Climate change causes bees to fall out of sync

Karen Baxter
Bee on a purple flower
Bee on flower by James Petts }

New research involving a Kent conservationist has found climate change could be disrupting the relationship between bees and plants.

The study has found that warmer springs cause changes in the life cycle of bees – throwing them out of synchronisation with the plants they pollinate.

Conducted by the University in collaboration with the Royal Botanic Gardens at Kew and the universities of East Anglia and Sussex, the research is the first clear example of the potential for climate change to disrupt critical co-evolutionary relationships between species.

Researchers, including Dr Dave Roberts of the School of Anthropology and Conservation, studied long-term trends in historical records dating back to 1848. Records of a solitary bee (Andrena nigroaenea) from museum specimens were compared with the records of flowering time of the Early Spider Orchid (Ophrys sphegodes) and Met Office climate records.

They found that warmer springs cause orchids to flower earlier.
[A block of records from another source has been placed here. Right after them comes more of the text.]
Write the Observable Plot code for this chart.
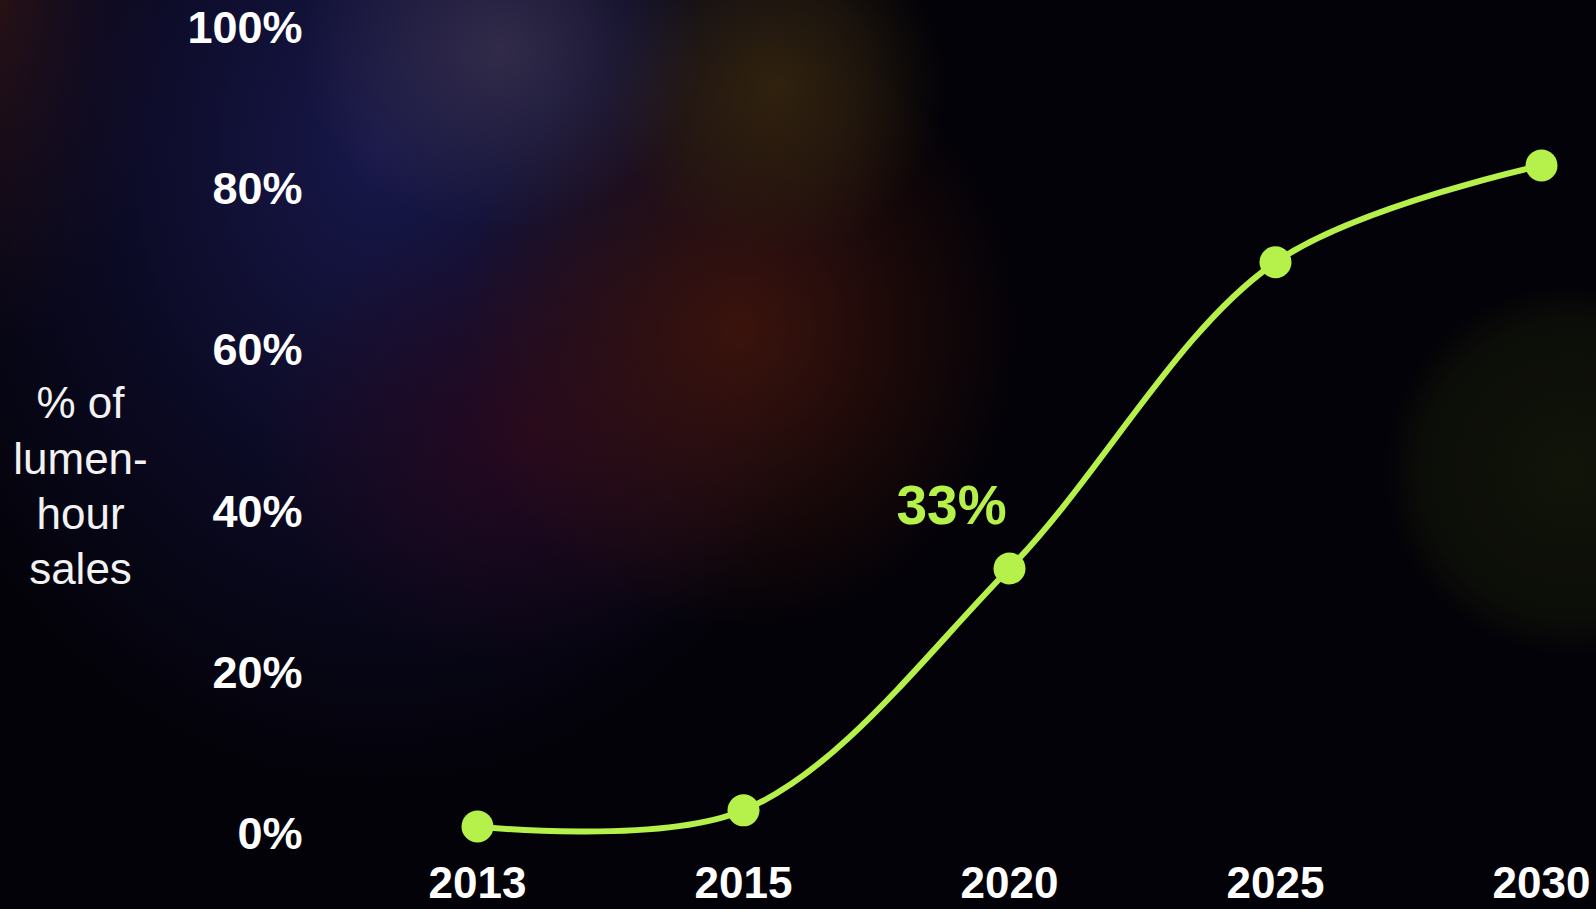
<!DOCTYPE html>
<html><head><meta charset="utf-8">
<script src="https://cdn.jsdelivr.net/npm/d3@7"></script>
<script src="https://cdn.jsdelivr.net/npm/@observablehq/plot@0.6"></script>
<style>
html,body{margin:0;padding:0;width:1596px;height:909px;overflow:hidden;background:#000;}
#bg{position:absolute;left:0;top:0;width:1596px;height:909px;background:
 radial-gradient(ellipse 200px 180px at 500px 50px, rgba(58,50,78,0.8), rgba(0,0,0,0) 100%),
 radial-gradient(circle at 775px 85px, rgba(54,38,12,0.85) 0, rgba(48,34,12,0.55) 90px, rgba(0,0,0,0) 170px),
 radial-gradient(ellipse 280px 300px at 740px 330px, rgba(64,20,10,0.9), rgba(0,0,0,0) 100%),
 radial-gradient(ellipse 260px 230px at 520px 440px, rgba(44,8,30,0.8), rgba(0,0,0,0) 100%),
 radial-gradient(ellipse 520px 650px at 380px 150px, rgba(26,26,82,0.9), rgba(14,13,46,0.7) 55%, rgba(0,0,0,0) 100%),
 radial-gradient(circle at 1570px 470px, rgba(20,25,9,0.8) 0, rgba(18,22,8,0.55) 150px, rgba(0,0,0,0) 185px),
 radial-gradient(ellipse 170px 340px at 0px 0px, rgba(62,22,6,0.85), rgba(0,0,0,0) 100%),
 #030208;}
#chart{position:absolute;left:0;top:0;}
</style></head>
<body><div id="bg"></div><div id="chart"></div>
<script>
const years = ["2013", "2015", "2020", "2025", "2030"];
const shares = [1, 3, 33, 71, 83];
const yTicks = [0, 20, 40, 60, 80, 100];
const calloutYear = "2020";
const calloutLabel = "33%";
const yLabelLines = ["% of", "lumen-", "hour", "sales"];

const data = years.map((y, i) => ({year: y, share: shares[i]}));
const green = "#b6f04a";

const chart = Plot.plot({
  width: 1596, height: 909,
  marginLeft: 310, marginRight: 54, marginTop: 28, marginBottom: 75,
  style: {background: "transparent", color: "#fff", fontFamily: "'Liberation Sans', Arial, sans-serif", overflow: "visible"},
  x: {type: "point", domain: years, padding: 0, insetLeft: 165, label: null},
  y: {domain: [0, 100], label: null},
  marks: [
    Plot.axisY(yTicks, {tickSize: 0, tickPadding: 8, tickFormat: d => d + "%", fontSize: 45, fontWeight: "bold", fill: "#fff", label: null}),
    Plot.axisX(years, {tickSize: 0, tickPadding: 32, fontSize: 44, fontWeight: "bold", fill: "#fff", label: null}),
    Plot.line(data, {x: "year", y: "share", curve: "catmull-rom", stroke: green, strokeWidth: 6}),
    Plot.dot(data, {x: "year", y: "share", r: 16, fill: green, stroke: "none"}),
    Plot.text(data.filter(d => d.year === calloutYear), {x: "year", y: "share", text: () => calloutLabel, dx: -58, dy: -62, fontSize: 55, fontWeight: "bold", fill: green}),
    Plot.text([yLabelLines.join("\n")], {text: d => d, frameAnchor: "left", dx: -230, dy: 52, textAnchor: "middle", fontSize: 44, lineHeight: 1.26, fill: "#f2f2f2"})
  ]
});
document.getElementById("chart").appendChild(chart);
</script>
</body></html>
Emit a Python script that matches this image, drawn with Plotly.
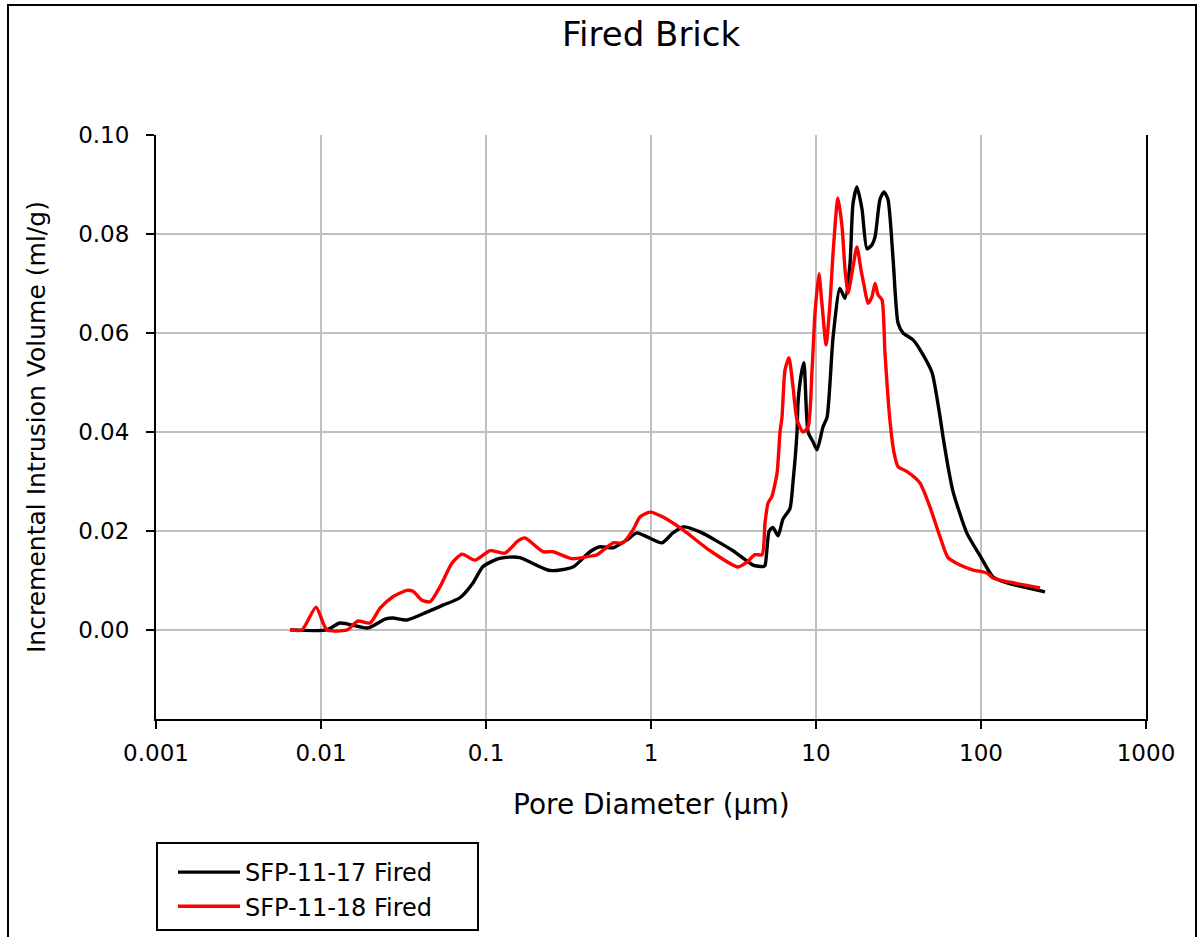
import plotly.graph_objects as go

# ---- data (pore diameter in µm, incremental intrusion in ml/g) ----
d17 = [0.00649, 0.01086, 0.01303, 0.01928, 0.02443, 0.02729, 0.03319, 0.04385, 0.05483,
       0.06950, 0.08337, 0.09594, 0.1167, 0.1396, 0.1607, 0.2443, 0.3365, 0.4266,
       0.4909, 0.5888, 0.7161, 0.8222, 0.9462, 1.167, 1.358, 1.563, 1.982, 3.141,
       4.150, 4.775, 4.909, 5.2, 5.483, 5.888, 6.310, 6.950, 7.261, 7.674, 7.780,
       8.222, 8.453, 8.954, 9.594, 10.14, 11.02, 11.67, 12.68, 13.96, 15.00, 16.07,
       16.75, 17.70, 19.01, 20.37, 21.83, 22.80, 24.43, 25.82, 27.29, 29.31, 31.41,
       33.65, 38.73, 43.85, 50.47, 56.49, 58.88, 63.10, 67.61, 82.22, 98.63,
       118.3, 143.9, 244.3]
v17 = [0.0, 0.0, 0.0014, 0.0004, 0.0022, 0.0024, 0.0020, 0.0036, 0.0050,
       0.0065, 0.0095, 0.0128, 0.0143, 0.0147, 0.0146, 0.0120, 0.0127, 0.0158,
       0.0168, 0.0166, 0.0182, 0.0196, 0.0188, 0.0176, 0.0196, 0.0208, 0.0198, 0.0160,
       0.0131, 0.0128, 0.0130, 0.0200, 0.0207, 0.0190, 0.0224, 0.0245, 0.0300, 0.0400, 0.0460,
       0.0525, 0.0540, 0.0400, 0.0380, 0.0364, 0.0410, 0.0430, 0.0590, 0.0690, 0.0670, 0.0740,
       0.0860, 0.0895, 0.0850, 0.0770, 0.0778, 0.0794, 0.0870, 0.0885, 0.0870, 0.0750, 0.0620,
       0.0600, 0.0586, 0.0560, 0.0520, 0.0430, 0.0390, 0.0330, 0.0280, 0.0195, 0.0150,
       0.0107, 0.0095, 0.0077]

d18 = [0.00649, 0.00767, 0.00933, 0.01086, 0.01439, 0.01675, 0.01982, 0.02280, 0.02729,
       0.03319, 0.03614, 0.04093, 0.04581, 0.05260, 0.06223, 0.07161, 0.08570, 0.1057,
       0.1303, 0.1563, 0.1722, 0.2213, 0.2547, 0.3319, 0.4093, 0.4710, 0.5888, 0.6761,
       0.7780, 0.8570, 0.9863, 1.183, 1.563, 2.280, 3.365, 3.819, 4.266, 4.710, 4.909,
       5.117, 5.408, 5.808, 6.053, 6.223, 6.486, 6.855, 7.261, 7.674, 8.337, 8.954,
       9.462, 9.863, 10.42, 10.86, 11.51, 12.16, 12.68, 13.58, 14.39, 15.00, 15.63,
       16.75, 17.70, 18.75, 19.54, 20.65, 21.83, 22.80, 23.77, 25.12, 26.18, 28.05,
       29.72, 31.41, 35.65, 42.66, 49.09, 56.49, 63.10, 74.64, 89.54, 108.6, 118.3, 228.0]
v18 = [0.0, 0.0, 0.0046, 0.0, 0.0, 0.0018, 0.0014, 0.0044, 0.0067,
       0.0080, 0.0078, 0.0060, 0.0057, 0.0087, 0.0135, 0.0153, 0.0141, 0.0160,
       0.0155, 0.0180, 0.0186, 0.0158, 0.0158, 0.0144, 0.0148, 0.0152, 0.0176, 0.0176,
       0.0202, 0.0228, 0.0238, 0.0228, 0.0202, 0.0160, 0.0127, 0.0137, 0.0152, 0.0152, 0.0216,
       0.0256, 0.0270, 0.0317, 0.0400, 0.0430, 0.0525, 0.0550, 0.0490, 0.0424, 0.0400, 0.0410,
       0.0525, 0.0640, 0.0720, 0.0660, 0.0576, 0.0660, 0.0760, 0.0873, 0.0814, 0.0727, 0.0680,
       0.0733, 0.0774, 0.0727, 0.0697, 0.0660, 0.0673, 0.0700, 0.0677, 0.0667, 0.0560, 0.0424,
       0.0358, 0.0330, 0.0320, 0.0297, 0.0248, 0.0188, 0.0146, 0.0131, 0.0121, 0.0115, 0.0105, 0.0085]

series_names = ["SFP-11-17 Fired", "SFP-11-18 Fired"]
series_colors = ["#000000", "#ff0000"]

x_tickvals = [0.001, 0.01, 0.1, 1, 10, 100, 1000]
x_ticktext = ["0.001", "0.01", "0.1", "1", "10", "100", "1000"]
y_tickvals = [0.0, 0.02, 0.04, 0.06, 0.08, 0.10]
y_ticktext = ["0.00", "0.02", "0.04", "0.06", "0.08", "0.10"]

FONT = "DejaVu Sans"

fig = go.Figure()
for xs, ys, name, col in [(d17, v17, series_names[0], series_colors[0]),
                          (d18, v18, series_names[1], series_colors[1])]:
    fig.add_trace(go.Scatter(x=xs, y=ys, mode="lines", name=name,
                             line=dict(color=col, width=3.4, shape="spline", smoothing=0.6)))

# geometry of plot area (pixels)
L, R, T, B = 156, 1146, 135, 719
W, H = R - L, B - T

def px(xp):
    return (xp - L) / W

def py(yp):
    return (B - yp) / H

fig.update_layout(
    width=1198, height=937,
    margin=dict(l=L, r=1198 - R, t=T, b=937 - B, autoexpand=False),
    paper_bgcolor="white", plot_bgcolor="white",
    font=dict(family=FONT, color="black"),
    showlegend=True,
    legend=dict(x=px(173), y=py(850), xanchor="left", yanchor="top",
                font=dict(size=24, family=FONT, color="black"),
                bgcolor="rgba(0,0,0,0)", borderwidth=0, itemwidth=62,
                tracegroupgap=0),
    xaxis=dict(type="log", range=[-3, 3], tickvals=x_tickvals, ticktext=x_ticktext,
               showgrid=True, gridcolor="#c0c0c0", gridwidth=2,
               showline=True, linecolor="black", linewidth=2,
               ticks="outside", ticklen=8, tickwidth=2, tickcolor="black",
               tickfont=dict(size=23, family=FONT, color="black"),
               ticklabelstandoff=4, automargin=False,
               zeroline=False),
    yaxis=dict(range=[-0.018, 0.1], tickvals=y_tickvals, ticktext=y_ticktext,
               showgrid=True, gridcolor="#c0c0c0", gridwidth=2,
               showline=True, linecolor="black", linewidth=2, mirror=True,
               ticks="outside", ticklen=8, tickwidth=2, tickcolor="black",
               tickfont=dict(size=23, family=FONT, color="black"),
               ticklabelstandoff=12, automargin=False,
               zeroline=False),
)

# titles
fig.add_annotation(text="Fired Brick", xref="paper", yref="paper", x=0.5, y=py(34),
                   xanchor="center", yanchor="middle", showarrow=False,
                   font=dict(size=34, family=FONT, color="black"))
fig.add_annotation(text="Pore Diameter (μm)", xref="paper", yref="paper", x=0.5, y=py(804),
                   xanchor="center", yanchor="middle", showarrow=False,
                   font=dict(size=28, family=FONT, color="black"))
fig.add_annotation(text="Incremental Intrusion Volume (ml/g)", xref="paper", yref="paper",
                   x=px(36), y=0.5, textangle=-90, xanchor="center", yanchor="middle",
                   showarrow=False, font=dict(size=25, family=FONT, color="black"))

# legend box and outer frame
fig.add_shape(type="rect", xref="paper", yref="paper", x0=px(157), x1=px(478),
              y0=py(930), y1=py(843), line=dict(color="black", width=2), layer="above")
fig.add_shape(type="rect", xref="paper", yref="paper", x0=px(8), x1=px(1196),
              y0=py(950), y1=py(5), line=dict(color="black", width=2), layer="above")

fig.write_html("out.html")
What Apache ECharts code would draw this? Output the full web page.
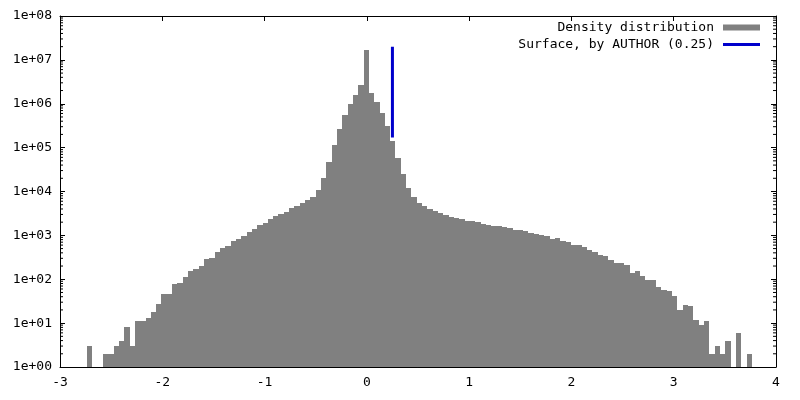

But this does not correspond exactly with the earlier flying of the bees.

The study shows that male bees fly around nine days earlier for each degree increase in average early spring temperature. Meanwhile female bees emerge slightly later than males, near peak orchid pollination time.

Bee specimen data came from the Natural History Museum, London, and the Oxford University Museum of Natural History. The research was funded by the Swiss Orchid Foundation and the Royal Botanic Gardens, Kew.

‘Potential Disruption of Pollination in a Sexually Deceptive Orchid by Climate Change’ is published in the journal Current Biology on November 6, 2014.